Les plages sont là, de façon multiple et inventive, concrètes et métaphoriques, comme de larges étendues où se rejoignent des éléments de nature diverse, l’eau, le sable, la lumière et le vent, mais aussi béances dans lesquelles s’écoulent les pertes, les non-dits, les regrets, ou encore mieux que des plages, des pages sur lesquelles la vie peut indéfiniment se rejouer, à tous les niveaux, se remettre à l’heure et se parodier, se contempler ou se ressentir. Sur cette plage plurielle, toujours recommencée, Agnès Varda installe des miroirs : ainsi se définit le cadre multidirectionnel de la rétrospective.
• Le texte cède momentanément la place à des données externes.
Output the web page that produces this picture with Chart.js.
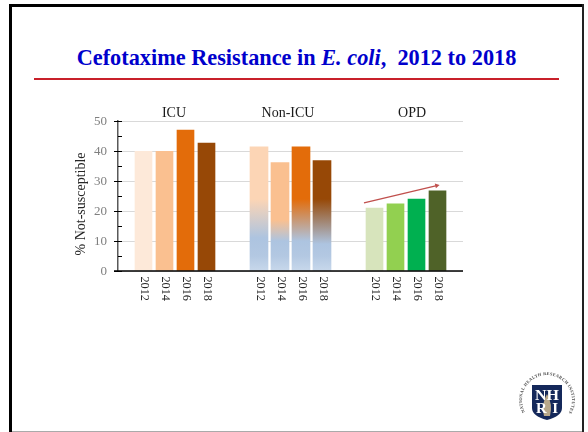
<!DOCTYPE html>
<html>
<head>
<meta charset="utf-8">
<title>Cefotaxime Resistance in E. coli</title>
<script src="https://cdn.jsdelivr.net/npm/chart.js@4/dist/chart.umd.min.js"></script>
<style>
  html, body { margin: 0; padding: 0; background: #fff; }
  #slide { position: relative; width: 588px; height: 432px; overflow: hidden; font-family: "Liberation Serif", serif; }
  #slide canvas { position: absolute; left: 0; top: 0; }
  .edge { position: absolute; }
  h1 { position: absolute; left: 0; width: 593px; top: 44px; margin: 0; text-align: center; font-size: 22.3px; line-height: 28px; font-weight: bold; color: #0000cc; white-space: pre; }
  #rule { position: absolute; left: 34px; width: 525px; top: 78px; height: 2px; background: #c8202a; }
  #logo { position: absolute; left: 517px; top: 372px; }
</style>
</head>
<body>
<div id="slide">
  <div class="edge" style="left:9px;top:4px;width:3px;height:428px;background:#000"></div>
  <div class="edge" style="left:9px;top:4px;width:575px;height:3px;background:#000"></div>
  <div class="edge" style="left:582px;top:4px;width:2px;height:428px;background:#222"></div>
  <div class="edge" style="left:12px;top:431px;width:570px;height:1px;background:#aaa"></div>
  <h1>Cefotaxime Resistance in <i>E. coli</i>,  2012 to 2018</h1>
  <div id="rule"></div>
  <canvas id="chart" width="588" height="432"></canvas>
  <svg id="logo" width="60" height="56" viewBox="0 0 60 56">
    <defs><path id="ring" d="M 8 40 A 25 25 0 1 1 52 40"></path></defs>
    <text font-family="Liberation Serif" font-size="4.4" font-weight="bold" fill="#4a4a4a">
      <textPath href="#ring" textLength="104" lengthAdjust="spacing">NATIONAL HEALTH RESEARCH INSTITUTES</textPath>
    </text>
    <path d="M 15 13 L 45 13 L 45 36 Q 45 44 30 48 Q 15 44 15 36 Z" fill="#14285a"></path>
    <path d="M 30 22 Q 36 32 33 44 L 27 44 Q 24 32 30 22 Z" fill="#b8a88a"></path>
    <text x="18" y="28" font-family="Liberation Serif" font-size="15" font-weight="bold" fill="#fff" textLength="24" lengthAdjust="spacingAndGlyphs">NH</text>
    <text x="19" y="41" font-family="Liberation Serif" font-size="15" font-weight="bold" fill="#fff" textLength="22" lengthAdjust="spacing">RI</text>
  </svg>
</div>

<script>
const years = ["2012", "2014", "2016", "2018"];
const wards = ["ICU", "Non-ICU", "OPD"];

const icuValues = [39.9, 39.9, 47.0, 42.6];
const nonIcuValues = [41.4, 36.1, 41.4, 36.8];
const opdValues = [21.0, 22.4, 24.0, 26.7];

const icuColors = ["#fde9d9", "#fac090", "#e36c0a", "#974806"];
const nonIcuColors = ["#fcd5b5", "#fac090", "#e36c0a", "#974806"];
const opdColors = ["#d7e4bc", "#92d050", "#00b050", "#4f6228"];

// Non-ICU bars fade into blue between these two values
const fadeStart = [24, 17, 24, 24];
const fadeEnd = [11, 10, 10, 9];

const trendFrom = { x: 10.5, y: 22.7 };
const trendTo = { x: 14.1, y: 28.7 };

// x units are one bar slot; each ward starts at its own offset
const wardStart = [0, 5.5, 11];
const wardLabelAt = [1.45, 6.88, 12.79];

function points(values, ward) {
  return values.map((v, i) => ({ x: wardStart[ward] + i, y: v }));
}

function nonIcuFill(ctx) {
  const chart = ctx.chart;
  if (!chart.chartArea || ctx.dataIndex === undefined) return nonIcuColors[0];
  const i = ctx.dataIndex;
  const y = chart.scales.y;
  const top = y.getPixelForValue(50);
  const bottom = y.getPixelForValue(0);
  const g = chart.ctx.createLinearGradient(0, top, 0, bottom);
  const at = v => (50 - v) / 50;
  g.addColorStop(0, nonIcuColors[i]);
  g.addColorStop(at(fadeStart[i]), nonIcuColors[i]);
  g.addColorStop(at(fadeEnd[i]), "#adc4e0");
  g.addColorStop(at(5), "#b3c8e2");
  g.addColorStop(1, "#c8d8eb");
  return g;
}

// y axis ticks cross the axis at major values, minor ones sit on the inside
const axisTicks = {
  id: "axisTicks",
  afterDraw(chart) {
    const c = chart.ctx, y = chart.scales.y, x0 = chart.chartArea.left;
    c.save();
    c.strokeStyle = "#000";
    c.lineWidth = 1;
    y.ticks.forEach(t => {
      const py = Math.round(y.getPixelForValue(t.value)) + 0.5;
      c.beginPath();
      c.moveTo(t.value % 10 === 0 ? x0 - 4 : x0, py);
      c.lineTo(x0 + 4, py);
      c.stroke();
    });
    // x axis runs a little past the y axis
    const py0 = y.getPixelForValue(0);
    c.lineWidth = 1.5;
    c.beginPath();
    c.moveTo(x0 - 4, py0);
    c.lineTo(chart.chartArea.right, py0);
    c.stroke();
    c.restore();
  }
};

// ward headers, year labels (turned clockwise, which the scale can't do) and y title
const axisText = {
  id: "axisText",
  afterDraw(chart) {
    const c = chart.ctx, x = chart.scales.x, area = chart.chartArea;
    c.save();
    c.font = '14px "Liberation Serif"';
    c.fillStyle = "#1a1a1a";
    c.textAlign = "center";
    c.textBaseline = "middle";
    wards.forEach((w, i) => c.fillText(w, x.getPixelForValue(wardLabelAt[i]), area.top - 8));

    c.font = '12.2px "Liberation Serif"';
    c.fillStyle = "#262626";
    c.textAlign = "left";
    wardStart.forEach(start => years.forEach((yr, i) => {
      c.save();
      c.translate(x.getPixelForValue(start + i) + 1, area.bottom + 5.5);
      c.rotate(Math.PI / 2);
      c.fillText(yr, 0, 0);
      c.restore();
    }));

    c.font = '14px "Liberation Serif"';
    c.textAlign = "center";
    c.translate(81.5, 204);
    c.rotate(-Math.PI / 2);
    c.fillText("% Not-susceptible", 0, 0);
    c.restore();
  }
};

const trendArrow = {
  id: "trendArrow",
  afterDatasetsDraw(chart) {
    const c = chart.ctx, sx = chart.scales.x, sy = chart.scales.y;
    const x1 = sx.getPixelForValue(trendFrom.x), y1 = sy.getPixelForValue(trendFrom.y);
    const x2 = sx.getPixelForValue(trendTo.x), y2 = sy.getPixelForValue(trendTo.y);
    const a = Math.atan2(y2 - y1, x2 - x1);
    c.save();
    c.strokeStyle = c.fillStyle = "#c0504d";
    c.lineWidth = 1.4;
    c.beginPath();
    c.moveTo(x1, y1);
    c.lineTo(x2 - 3 * Math.cos(a), y2 - 3 * Math.sin(a));
    c.stroke();
    c.beginPath();
    c.moveTo(x2, y2);
    c.lineTo(x2 - 5 * Math.cos(a - 0.5), y2 - 5 * Math.sin(a - 0.5));
    c.lineTo(x2 - 5 * Math.cos(a + 0.5), y2 - 5 * Math.sin(a + 0.5));
    c.closePath();
    c.fill();
    c.restore();
  }
};

new Chart(document.getElementById("chart"), {
  type: "bar",
  data: {
    datasets: [
      { label: wards[0], data: points(icuValues, 0), backgroundColor: icuColors, barThickness: 17 },
      { label: wards[1], data: points(nonIcuValues, 1), backgroundColor: nonIcuFill, barThickness: 18 },
      { label: wards[2], data: points(opdValues, 2), backgroundColor: opdColors, barThickness: 17 }
    ]
  },
  options: {
    responsive: false,
    animation: false,
    grouped: false,
    layout: { padding: { top: 121, right: 125, left: 0, bottom: 0 } },
    plugins: { legend: { display: false }, tooltip: { enabled: false } },
    scales: {
      x: {
        type: "linear",
        offset: false,
        min: -1.214,
        max: 15.214,
        afterFit(scale) { scale.height = 161; },
        grid: { display: false },
        border: { display: false },
        ticks: { display: false }
      },
      y: {
        min: 0,
        max: 50,
        afterFit(scale) { scale.width = 118; },
        grid: {
          drawTicks: false,
          lineWidth: 1,
          color: ctx => (ctx.tick.value % 10 === 0 ? "#d9d9d9" : "transparent")
        },
        border: { color: "#595959", width: 1.5 },
        ticks: {
          stepSize: 5,
          autoSkip: false,
          padding: 11,
          labelOffset: 1,
          color: "#7f7f7f",
          font: { family: "Liberation Serif", size: 13 },
          callback: v => (v % 10 === 0 ? v : "")
        }
      }
    }
  },
  plugins: [axisTicks, axisText, trendArrow]
});
</script>
</body>
</html>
Une installation ? Pas vraiment, on ne va pas rester en place, loin de là, Agnès Varda, il faut la suivre, son énergie est communicative ! On partira donc de Bruxelles, la ville natale, ensuite on descendra jusqu’à Sète sur un bateau plaine de jeux ; après la guerre, direction Paris, puis il y aura encore pêle-mêle de nombreux océans, des campagnes, l’Asie, les Amériques… La géographie n’est ni globale ni simplifiée : chaque ville, chaque lieu, chaque image se divise encore en d’autres images qui elles-mêmes se divisent, s’associent, renvoient les unes aux autres – comment voulez-vous résumer cela ? Ça tombe bien : on l’aura compris, le résumé, Agnès Varda déteste. Réduire ? Ranger ? Oui, « un peu », à condition d’en faire quelque chose, de recréer, puisqu’il s’agit non pas de se souvenir, mais de revivre – en mieux.

« — Les plages, vastes étendues désertes, accueillent le souvenir et le rêve mais surtout, elles admettent le souvenir d’autrui. — »

Je crois qu’on peut revoir ces plages autant de fois qu’il faut pour en dénombrer les détails : à l’infini. Et je me garde de raconter l’une ou l’autre anecdote particulière, car il existe une structure propre à la mémoire affective qui fonctionne dans la fluidité, qui maintient ensemble des éléments étrangers entre eux ; cette cohérence est souple, lumineuse, mais fragile : il faut la respecter. Par contre, la femme qui transparaît au travers de ce formidable périple scopique se révèle, finalement, très peu. C’est étrange parce que, face aux miroirs, avec tout ce que cela suppose de narcissisme et de coquetterie assumés (je me cache / je me montre, je fais des yeux de velours à la caméra, je mets beaucoup de jolies robes et des bijoux assortis, je me regarde et me dédouble dans ma jeunesse intacte), avec tout cela ses plages sont une arche, et sur cette arche le monde entier est invité, embrassé, aimé, car il ne s’agit pas de créer de la place en vrac pour fourrer tout le monde à l’intérieur, mais d’offrir à chacun un décor adapté à sa personne, un espace unique, une intimité.

Ils sont nombreux, pourtant, les collaborateurs, la famille, les amis, les stars, les gens du quartier, les gens rencontrés par hasard, sans oublier les chats de la maison… En voyant cela, on s’extasie : c’est incroyable tout ce qu’on peut mettre dans une heure cinquante de cinéma ! Parce que je suis loin d’avoir fini mon énumération – et que pourrais-je écrire de mieux, pour rendre hommage à ce film, qu’une énumération de l’indénombrable ? L’événement politique n’en est pas absent, au même titre que l’événement privé, respectivement envisagés au travers de photos et de films, de peintures, de reconstitutions parfois comiques. Il convient de préciser que, avec sa voix égale, ronde et terrestre, avec son regard toujours mélancolique, Agnès Varda parle beaucoup, mais elle se tait davantage – sur l’essentiel.

Un peu de je, un peu de moi, et je déballe tout en vrac – et après je range un peu. — Agnès Varda

Avec un tel parti pris de pudeur et de retenue, il ne faut pas s’attendre à une mise en scène dramatique ou sensationnelle. À petits pas, à reculons, Agnès Varda circule sur ses plages, au centre et à la périphérie, comme le cœur et ses vaisseaux, paisiblement, figure pleine, entière, d’une femme qui ne se réduit pas à une seule personne, ni à un seul récit, mais qui, tant qu’elle sera en vie, continuera à se déployer, à étendre les cercles de la création, dans toutes les directions.